Woodard is serving his second term on the council after he ousted opponent Carl Benson for the seat representing Ward 1.

During the summer, the town received good economic news when a more than $20 million state-of-the-art commercial cold storage facility announced plans to create more than 100 jobs. 

Lionchase Holdings Inc., a privately held asset management firm, has begun site preparation to build a 200,000-square-foot facility at the Tarboro Commerce Center, a manufacturing and distribution park located at exit 484 off U.S. 64 in Tarboro.
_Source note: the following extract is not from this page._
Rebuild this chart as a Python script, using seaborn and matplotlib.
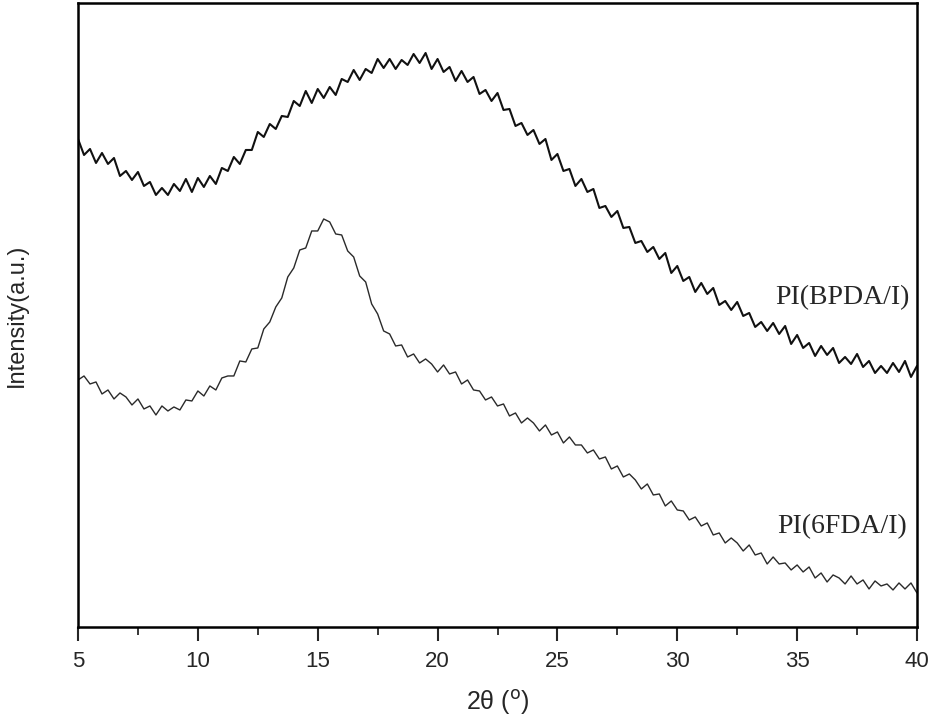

The Carolinas Gateway Partnership, town of Tarboro and Lionchase Holdings all were part of the agreement for the planned development. 

The anticipated start of operations is slated for late fall or winter 2018, company officials said.

Ken Brown, managing partner of Lionchase Holidings, said the jobs will pay a good wage.

“The beauty of this development is that it will quickly attract quality industries to the area while improving the economic viability for local residents,” Brown said. “We fully intend to offer at least 25 percent of the newly created full-time jobs to inviduals who currently qualify as low or moderate income.”

The town also went away from tradition as alcohol was sold for the first time at the longtime popular Happening on the Common event. The town also for the first time will have a New Year’s Eve event in downtown Tarboro.